The movie from the university’s Keck CAVES, short for Center for Active Visualization in the Earth Sciences, will turn you into a geological “insider.” Your 3-D glasses allow you to take an underground tour during which you will venture into an earthquake fault and burrow into a levee, for example.
Longer, Healthier Lives
Showcasing the university’s medical breakthroughs, and different ways that caregivers are reaching out to the public with new treatments and healing strategies.
Much of today’s medical research revolves around DNA — and it takes center stage every afternoon when fairgoers are invited to make DNA necklaces: you swab your mouth to gather some skin cells, put the cells in a solution, separate the DNA and put it into a vial. The vial then goes on the necklace. Hours for this free activity are noon to 1:30 and 3:30 to 5 p.m.
The human brain also has a starring role in the exhibition. Look up in the “Brain Lab” to see flashing lights that simulate the firing of synapses. Down below, fairgoers can tackle puzzles and memory games that demonstrate the university’s research into the mind — the visual cortex, the frontal lobe and the temporal lobe.

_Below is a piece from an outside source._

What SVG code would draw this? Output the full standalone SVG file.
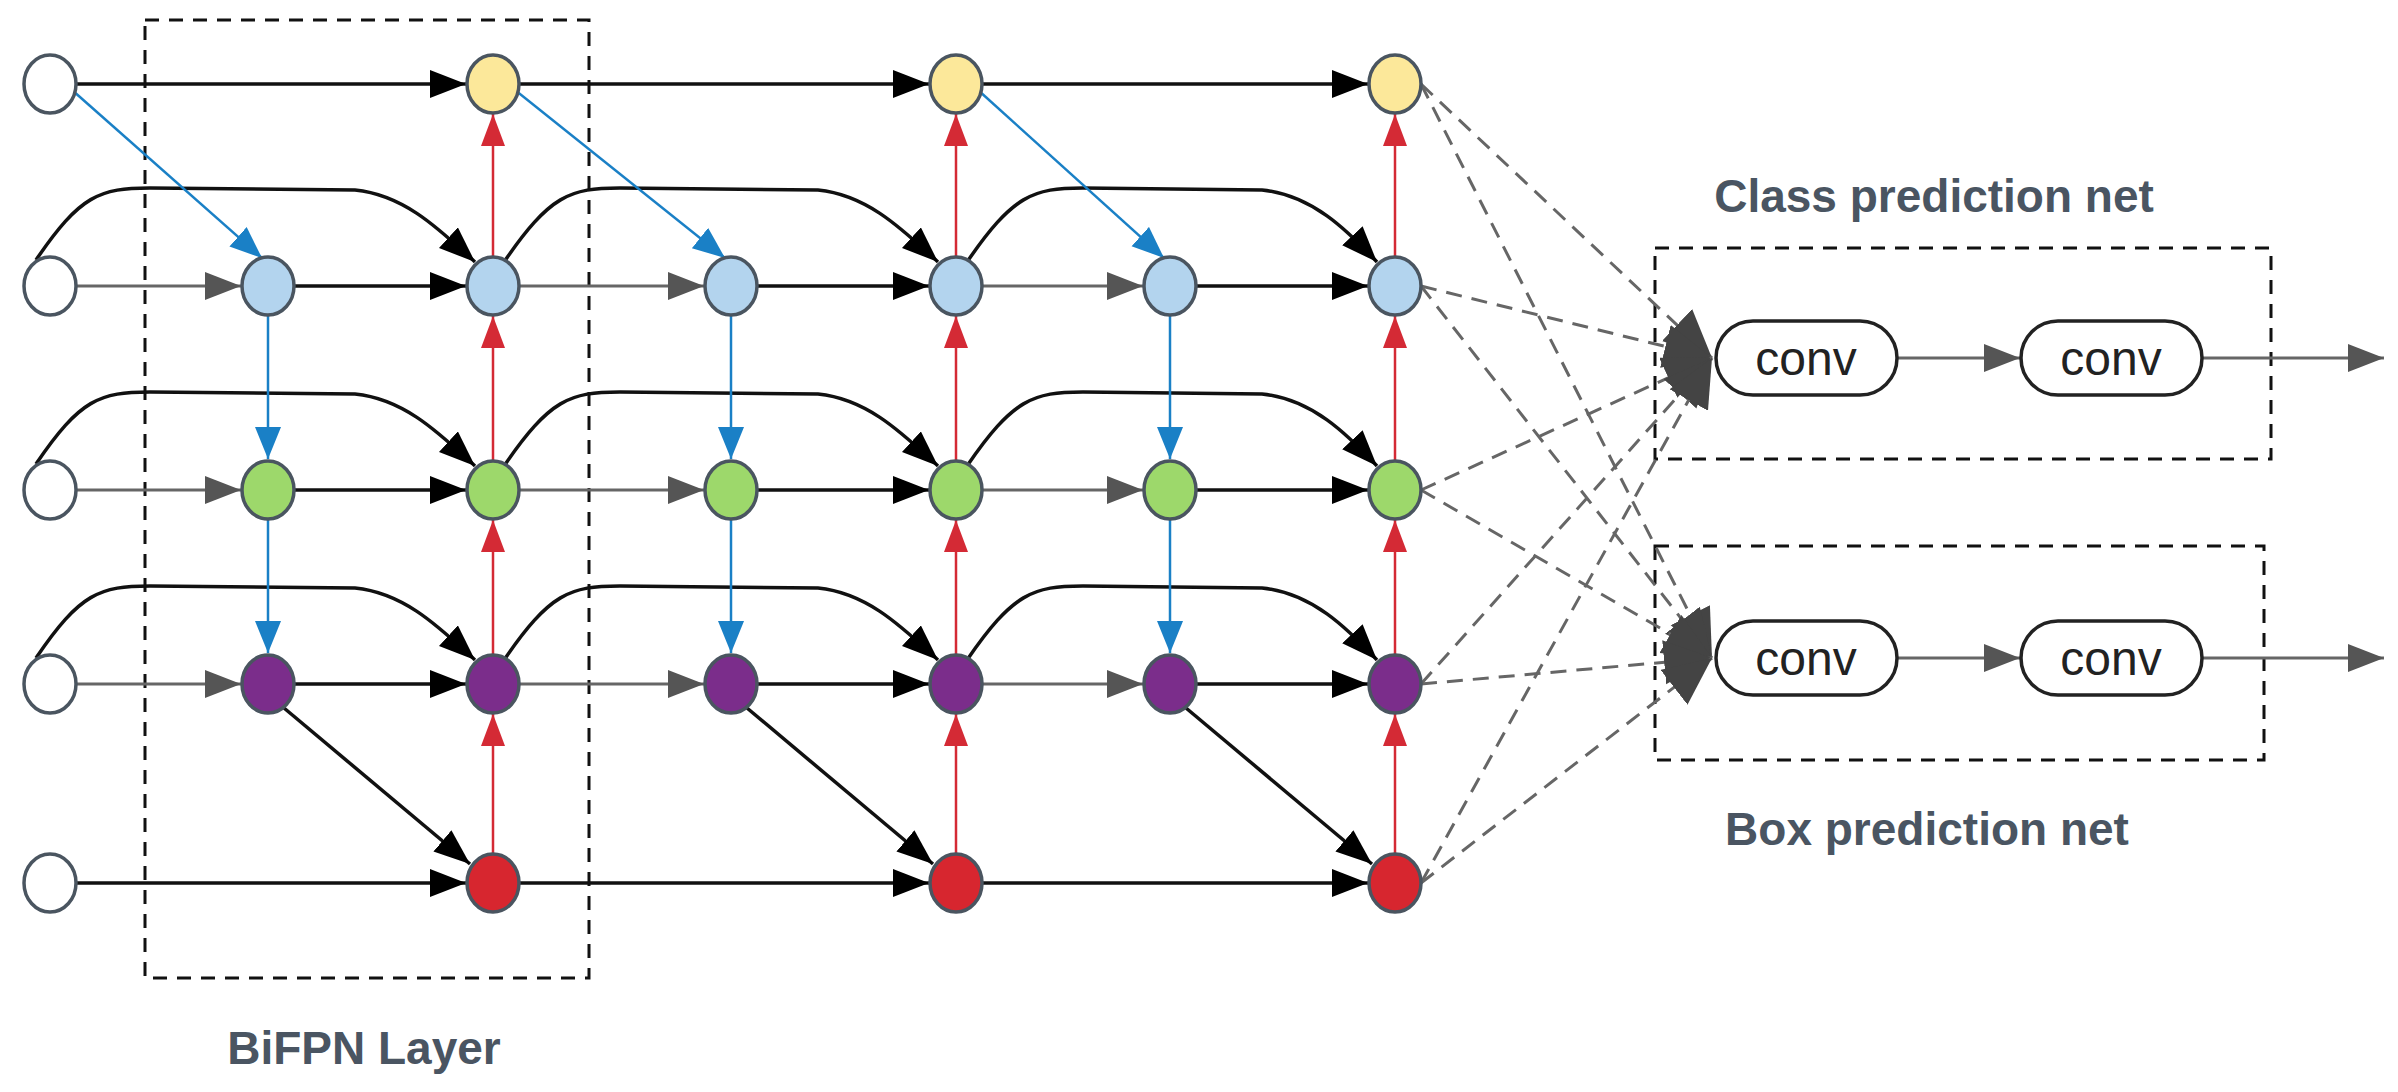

Across the Street and Across the Globe
All through the exhibit you can see examples of how UC Davis shares its knowledge in the region (in schools and medical clinics) and beyond (in places like Chile and Afghanistan and Egypt).
“We find real-world solutions to real-world problems” is how Chancellor Larry Vanderhoef phrases it.
The university also cultivates understanding of people and cultures. One part of the exhibition invites fairgoers to “Listen to the World” — represented by university musicians, poets and linguists, whose work has been recorded for replay through headphones.
For example, you can hear Pulitzer Prize-winner Gary Snyder reading his poem In the Santa Clarita Valley.
You can hear the phrase “Welcome to the UC Davis Centennial exhibit” in Mandarin Chinese and Yoruba, the latter originating in Nigeria, in west Africa. A sign explains: “UC Davis is interested in studying this language because learning about other languages and cultures increases our awareness and appreciation for the larger world.”
Some of that appreciation is on display in campus galleries, and you can see some of their artifacts in the centennial pavilion. Also included is an Oroville woman’s high school graduation dress from 1908 — a gown that is now part of the university’s Design Museum.
Ask a faculty expert
For anything you might want to know about these artifacts and others in the university’s collections, or about poetry or world cultures or science, UC Davis invites you to “Ask a Faculty Expert.”
A number of faculty-authored books are on display. They include Blessed Among Nations: How the World Made America, by Eric Rauchway, history professor and director of the Center for History, Society and Culture; California Rivers and Streams: The Conflict Between Fluvial Process and Land Use, by Jeffrey Mount, geology professor and director of the Center for Watershed Sciences; and To Be American: Cultural Pluralism and the Rhetoric of Assimilation, by Bill Ong Hing, professor of law and Asian-American studies.
Much more about UC Davis can be learned from NewsWatch videos showing continuously around the exhibit hall. The television segments, produced by the university for KVIE-TV, showcase UC Davis research and other news.
A monitor in the exhibit offers a live video feed of the happenings at the livestock nursery, which is run by UC Davis. You also can watch the nursery from your own computer, controlling the view remotely through your browser.
The centennial pavilion also invites people to “Go to a Game” or “Attend a Festival” — or both — to take advantage of all that UC Davis has to offer.
“This exhibition is our chance to share a slice of life at UC Davis, and invite people to come see the real thing,” said Assistant Vice Chancellor Bob Segar, who leads the centennial planning team.
Dave Jones is associate editor of Dateline UC Davis, the faculty-staff newspaper on campus.